Wie willen nait in stilleghaid doodgoan,
t remoer is ons nait geven,
raandjesdaansers dij wie binnen.

Het blijft gevaarlijk voor een dichter om over ‘wij’ te schrijven en dat aan zulke particuliere zaken te koppelen als ontstoken gewrichten. Volgens de dichter kunnen we onze mond niet houden, maar wat, indien hij dat zo goed weet, hebben we uitgekraamd dat ons zo onrustig maakt, zo bang voor de repercussies, dat we sindsdien allemaal blootwuilders zijn? Het gedicht was gered geweest, als het in de vragende vorm was gesteld. Dan had ik mij kunnen afvragen of ik een blootwuilder was, een sokpop of een raandjesdaanser. Zo is het mij niet op het lijf geschreven.
Het lijkt mij dat Andreae het woord ‘wij’ al te gemakkelijk gebruikt. Zo kwam ik ons ‘In maaimoand’ ook tegen op het platte dak van V&D, koffiedrinkend.
Ik moest denken aan het ‘men’ van Kouwenaar; een andere optie, een ander gevaar. Haalt het ‘wij’ je ongewild dichtbij, geeft het je wellicht het gevoel dat je jezelf er tegen verdedigen moet, ‘men’ is afstandelijk, en zo Kouwenaariaans dat je al snel voor een epigoon zou worden uitgemaakt.

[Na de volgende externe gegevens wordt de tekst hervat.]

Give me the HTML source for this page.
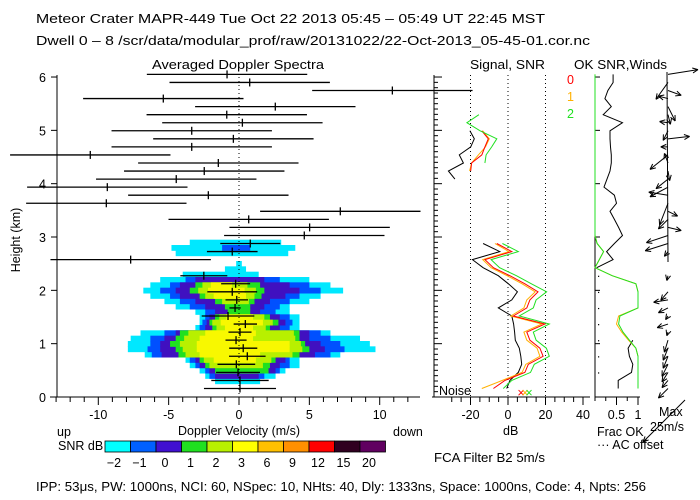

‘Wie willen nait’ is een dichterlijk gedicht met aardige vondsten, zoals er meerdere in de bundel te vinden zijn, romantisch en traditioneel. Is dat een bezwaar ? Nee. Er valt voldoende te genieten voor iemand die van prettige, dikwijls speelse, maar vooral geruststellende gedichten houdt. En in dat prachtige, aardse, Gronings.

***
Rik Andreae (Arnhem, 1950) publiceerde eerder de bundels Toerist en Tegelijk groen. Hij behaalde drie keer de eerste plaats bij de jaarlijk­se Poëziewedstrijd van de Poëziemarathon en won de SNS-Literatuurprijs 2001. Tien gedichten uit Blootwuilders dij wie binnen verschenen eerder in ‘t Grunneger tiedschrift Krödde.